▸ **WORK REQUIRED**
Output every line exactly as written. Leave out pictures.

::::::::::

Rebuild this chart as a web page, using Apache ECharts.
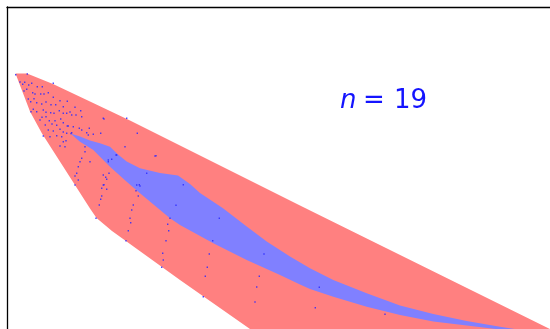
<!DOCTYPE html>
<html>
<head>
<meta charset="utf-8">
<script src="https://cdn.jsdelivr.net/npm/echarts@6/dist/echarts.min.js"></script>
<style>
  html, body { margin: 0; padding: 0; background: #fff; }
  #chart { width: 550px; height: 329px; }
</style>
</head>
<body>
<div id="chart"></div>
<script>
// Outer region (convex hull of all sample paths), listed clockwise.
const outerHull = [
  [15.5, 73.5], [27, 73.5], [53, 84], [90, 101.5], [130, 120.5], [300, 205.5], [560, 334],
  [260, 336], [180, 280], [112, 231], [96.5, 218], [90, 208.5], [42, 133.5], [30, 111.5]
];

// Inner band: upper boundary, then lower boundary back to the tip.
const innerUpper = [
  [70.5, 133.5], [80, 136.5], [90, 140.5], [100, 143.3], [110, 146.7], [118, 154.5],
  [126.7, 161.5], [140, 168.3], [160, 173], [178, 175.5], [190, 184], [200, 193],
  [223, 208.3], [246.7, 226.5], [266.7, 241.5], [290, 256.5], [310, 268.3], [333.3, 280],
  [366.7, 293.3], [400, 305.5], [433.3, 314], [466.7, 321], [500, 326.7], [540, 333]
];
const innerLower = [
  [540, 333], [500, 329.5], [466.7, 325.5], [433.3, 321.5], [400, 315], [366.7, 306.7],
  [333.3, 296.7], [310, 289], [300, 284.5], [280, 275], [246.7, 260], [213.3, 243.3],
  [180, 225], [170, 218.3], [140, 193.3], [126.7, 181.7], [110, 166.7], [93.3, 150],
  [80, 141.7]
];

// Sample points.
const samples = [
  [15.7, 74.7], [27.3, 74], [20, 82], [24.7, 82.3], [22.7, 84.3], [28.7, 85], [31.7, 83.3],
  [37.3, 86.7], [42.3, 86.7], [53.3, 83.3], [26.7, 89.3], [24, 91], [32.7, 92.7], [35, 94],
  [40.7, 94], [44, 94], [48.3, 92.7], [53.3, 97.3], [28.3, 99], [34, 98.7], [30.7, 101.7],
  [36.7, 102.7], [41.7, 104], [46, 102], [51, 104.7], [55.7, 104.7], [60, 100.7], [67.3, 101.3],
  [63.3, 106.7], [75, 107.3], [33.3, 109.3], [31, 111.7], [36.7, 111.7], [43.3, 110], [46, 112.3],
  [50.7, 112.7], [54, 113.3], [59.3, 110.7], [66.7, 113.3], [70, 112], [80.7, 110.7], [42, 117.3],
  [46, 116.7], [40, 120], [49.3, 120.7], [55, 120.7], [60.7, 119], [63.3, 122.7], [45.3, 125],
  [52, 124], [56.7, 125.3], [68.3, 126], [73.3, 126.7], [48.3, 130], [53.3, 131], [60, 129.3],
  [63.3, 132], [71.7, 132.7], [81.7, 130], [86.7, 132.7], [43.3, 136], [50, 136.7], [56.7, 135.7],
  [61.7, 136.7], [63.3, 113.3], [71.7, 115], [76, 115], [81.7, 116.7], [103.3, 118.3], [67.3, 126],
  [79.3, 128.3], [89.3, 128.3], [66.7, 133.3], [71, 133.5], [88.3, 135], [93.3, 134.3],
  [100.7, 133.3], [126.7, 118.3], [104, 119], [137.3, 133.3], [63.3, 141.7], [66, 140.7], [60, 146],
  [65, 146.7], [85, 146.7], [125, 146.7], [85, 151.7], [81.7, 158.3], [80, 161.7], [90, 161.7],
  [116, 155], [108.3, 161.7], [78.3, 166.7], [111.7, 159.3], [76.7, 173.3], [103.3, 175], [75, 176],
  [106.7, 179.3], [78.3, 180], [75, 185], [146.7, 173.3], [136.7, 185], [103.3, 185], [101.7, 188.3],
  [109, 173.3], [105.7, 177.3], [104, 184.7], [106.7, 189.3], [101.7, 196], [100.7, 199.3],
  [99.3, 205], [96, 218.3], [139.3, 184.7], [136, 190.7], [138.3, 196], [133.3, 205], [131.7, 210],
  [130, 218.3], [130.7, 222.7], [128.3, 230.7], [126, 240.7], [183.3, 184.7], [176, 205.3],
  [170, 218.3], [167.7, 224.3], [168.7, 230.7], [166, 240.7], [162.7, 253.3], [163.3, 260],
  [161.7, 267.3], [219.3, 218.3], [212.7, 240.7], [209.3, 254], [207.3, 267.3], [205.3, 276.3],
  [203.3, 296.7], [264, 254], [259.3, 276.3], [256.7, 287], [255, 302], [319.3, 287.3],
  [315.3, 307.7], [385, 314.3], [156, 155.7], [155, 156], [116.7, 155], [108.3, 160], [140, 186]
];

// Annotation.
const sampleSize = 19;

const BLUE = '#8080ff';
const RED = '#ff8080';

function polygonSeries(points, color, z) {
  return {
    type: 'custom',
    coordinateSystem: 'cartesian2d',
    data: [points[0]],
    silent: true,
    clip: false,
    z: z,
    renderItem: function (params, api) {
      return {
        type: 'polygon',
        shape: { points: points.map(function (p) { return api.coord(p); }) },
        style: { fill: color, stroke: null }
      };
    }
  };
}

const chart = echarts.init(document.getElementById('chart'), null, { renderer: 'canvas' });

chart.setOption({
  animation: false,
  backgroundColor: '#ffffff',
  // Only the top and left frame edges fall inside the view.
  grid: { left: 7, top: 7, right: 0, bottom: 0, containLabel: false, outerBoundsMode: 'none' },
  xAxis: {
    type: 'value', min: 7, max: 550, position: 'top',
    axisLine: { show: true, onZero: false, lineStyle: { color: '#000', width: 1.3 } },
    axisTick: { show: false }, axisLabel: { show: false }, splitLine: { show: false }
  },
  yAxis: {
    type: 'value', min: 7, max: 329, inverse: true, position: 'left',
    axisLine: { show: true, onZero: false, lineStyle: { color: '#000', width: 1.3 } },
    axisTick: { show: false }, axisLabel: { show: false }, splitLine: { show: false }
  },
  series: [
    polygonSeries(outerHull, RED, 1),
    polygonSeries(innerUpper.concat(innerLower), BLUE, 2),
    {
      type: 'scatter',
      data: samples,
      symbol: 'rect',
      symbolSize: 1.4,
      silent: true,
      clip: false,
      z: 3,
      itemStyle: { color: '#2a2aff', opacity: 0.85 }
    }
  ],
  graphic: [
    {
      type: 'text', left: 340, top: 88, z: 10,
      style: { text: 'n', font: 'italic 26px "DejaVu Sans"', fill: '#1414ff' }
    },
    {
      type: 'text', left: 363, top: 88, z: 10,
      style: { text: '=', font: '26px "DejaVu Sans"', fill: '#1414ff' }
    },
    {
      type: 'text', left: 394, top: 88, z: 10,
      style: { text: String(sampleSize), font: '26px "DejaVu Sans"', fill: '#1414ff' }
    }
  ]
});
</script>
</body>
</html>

::::::::::

▸ **TASK SOLUTION**
Rebuild this chart as a web page, using Apache ECharts.
<!DOCTYPE html>
<html>
<head>
<meta charset="utf-8">
<script src="https://cdn.jsdelivr.net/npm/echarts@6/dist/echarts.min.js"></script>
<style>
  html, body { margin: 0; padding: 0; background: #fff; }
  #chart { width: 550px; height: 329px; }
</style>
</head>
<body>
<div id="chart"></div>
<script>
// Outer region (convex hull of all sample paths), listed clockwise.
const outerHull = [
  [15.5, 73.5], [27, 73.5], [53, 84], [90, 101.5], [130, 120.5], [300, 205.5], [560, 334],
  [260, 336], [180, 280], [112, 231], [96.5, 218], [90, 208.5], [42, 133.5], [30, 111.5]
];

// Inner band: upper boundary, then lower boundary back to the tip.
const innerUpper = [
  [70.5, 133.5], [80, 136.5], [90, 140.5], [100, 143.3], [110, 146.7], [118, 154.5],
  [126.7, 161.5], [140, 168.3], [160, 173], [178, 175.5], [190, 184], [200, 193],
  [223, 208.3], [246.7, 226.5], [266.7, 241.5], [290, 256.5], [310, 268.3], [333.3, 280],
  [366.7, 293.3], [400, 305.5], [433.3, 314], [466.7, 321], [500, 326.7], [540, 333]
];
const innerLower = [
  [540, 333], [500, 329.5], [466.7, 325.5], [433.3, 321.5], [400, 315], [366.7, 306.7],
  [333.3, 296.7], [310, 289], [300, 284.5], [280, 275], [246.7, 260], [213.3, 243.3],
  [180, 225], [170, 218.3], [140, 193.3], [126.7, 181.7], [110, 166.7], [93.3, 150],
  [80, 141.7]
];

// Sample points.
const samples = [
  [15.7, 74.7], [27.3, 74], [20, 82], [24.7, 82.3], [22.7, 84.3], [28.7, 85], [31.7, 83.3],
  [37.3, 86.7], [42.3, 86.7], [53.3, 83.3], [26.7, 89.3], [24, 91], [32.7, 92.7], [35, 94],
  [40.7, 94], [44, 94], [48.3, 92.7], [53.3, 97.3], [28.3, 99], [34, 98.7], [30.7, 101.7],
  [36.7, 102.7], [41.7, 104], [46, 102], [51, 104.7], [55.7, 104.7], [60, 100.7], [67.3, 101.3],
  [63.3, 106.7], [75, 107.3], [33.3, 109.3], [31, 111.7], [36.7, 111.7], [43.3, 110], [46, 112.3],
  [50.7, 112.7], [54, 113.3], [59.3, 110.7], [66.7, 113.3], [70, 112], [80.7, 110.7], [42, 117.3],
  [46, 116.7], [40, 120], [49.3, 120.7], [55, 120.7], [60.7, 119], [63.3, 122.7], [45.3, 125],
  [52, 124], [56.7, 125.3], [68.3, 126], [73.3, 126.7], [48.3, 130], [53.3, 131], [60, 129.3],
  [63.3, 132], [71.7, 132.7], [81.7, 130], [86.7, 132.7], [43.3, 136], [50, 136.7], [56.7, 135.7],
  [61.7, 136.7], [63.3, 113.3], [71.7, 115], [76, 115], [81.7, 116.7], [103.3, 118.3], [67.3, 126],
  [79.3, 128.3], [89.3, 128.3], [66.7, 133.3], [71, 133.5], [88.3, 135], [93.3, 134.3],
  [100.7, 133.3], [126.7, 118.3], [104, 119], [137.3, 133.3], [63.3, 141.7], [66, 140.7], [60, 146],
  [65, 146.7], [85, 146.7], [125, 146.7], [85, 151.7], [81.7, 158.3], [80, 161.7], [90, 161.7],
  [116, 155], [108.3, 161.7], [78.3, 166.7], [111.7, 159.3], [76.7, 173.3], [103.3, 175], [75, 176],
  [106.7, 179.3], [78.3, 180], [75, 185], [146.7, 173.3], [136.7, 185], [103.3, 185], [101.7, 188.3],
  [109, 173.3], [105.7, 177.3], [104, 184.7], [106.7, 189.3], [101.7, 196], [100.7, 199.3],
  [99.3, 205], [96, 218.3], [139.3, 184.7], [136, 190.7], [138.3, 196], [133.3, 205], [131.7, 210],
  [130, 218.3], [130.7, 222.7], [128.3, 230.7], [126, 240.7], [183.3, 184.7], [176, 205.3],
  [170, 218.3], [167.7, 224.3], [168.7, 230.7], [166, 240.7], [162.7, 253.3], [163.3, 260],
  [161.7, 267.3], [219.3, 218.3], [212.7, 240.7], [209.3, 254], [207.3, 267.3], [205.3, 276.3],
  [203.3, 296.7], [264, 254], [259.3, 276.3], [256.7, 287], [255, 302], [319.3, 287.3],
  [315.3, 307.7], [385, 314.3], [156, 155.7], [155, 156], [116.7, 155], [108.3, 160], [140, 186]
];

// Annotation.
const sampleSize = 19;

const BLUE = '#8080ff';
const RED = '#ff8080';

function polygonSeries(points, color, z) {
  return {
    type: 'custom',
    coordinateSystem: 'cartesian2d',
    data: [points[0]],
    silent: true,
    clip: false,
    z: z,
    renderItem: function (params, api) {
      return {
        type: 'polygon',
        shape: { points: points.map(function (p) { return api.coord(p); }) },
        style: { fill: color, stroke: null }
      };
    }
  };
}

const chart = echarts.init(document.getElementById('chart'), null, { renderer: 'canvas' });

chart.setOption({
  animation: false,
  backgroundColor: '#ffffff',
  // Only the top and left frame edges fall inside the view.
  grid: { left: 7, top: 7, right: 0, bottom: 0, containLabel: false, outerBoundsMode: 'none' },
  xAxis: {
    type: 'value', min: 7, max: 550, position: 'top',
    axisLine: { show: true, onZero: false, lineStyle: { color: '#000', width: 1.3 } },
    axisTick: { show: false }, axisLabel: { show: false }, splitLine: { show: false }
  },
  yAxis: {
    type: 'value', min: 7, max: 329, inverse: true, position: 'left',
    axisLine: { show: true, onZero: false, lineStyle: { color: '#000', width: 1.3 } },
    axisTick: { show: false }, axisLabel: { show: false }, splitLine: { show: false }
  },
  series: [
    polygonSeries(outerHull, RED, 1),
    polygonSeries(innerUpper.concat(innerLower), BLUE, 2),
    {
      type: 'scatter',
      data: samples,
      symbol: 'rect',
      symbolSize: 1.4,
      silent: true,
      clip: false,
      z: 3,
      itemStyle: { color: '#2a2aff', opacity: 0.85 }
    }
  ],
  graphic: [
    {
      type: 'text', left: 340, top: 88, z: 10,
      style: { text: 'n', font: 'italic 26px "DejaVu Sans"', fill: '#1414ff' }
    },
    {
      type: 'text', left: 363, top: 88, z: 10,
      style: { text: '=', font: '26px "DejaVu Sans"', fill: '#1414ff' }
    },
    {
      type: 'text', left: 394, top: 88, z: 10,
      style: { text: String(sampleSize), font: '26px "DejaVu Sans"', fill: '#1414ff' }
    }
  ]
});
</script>
</body>
</html>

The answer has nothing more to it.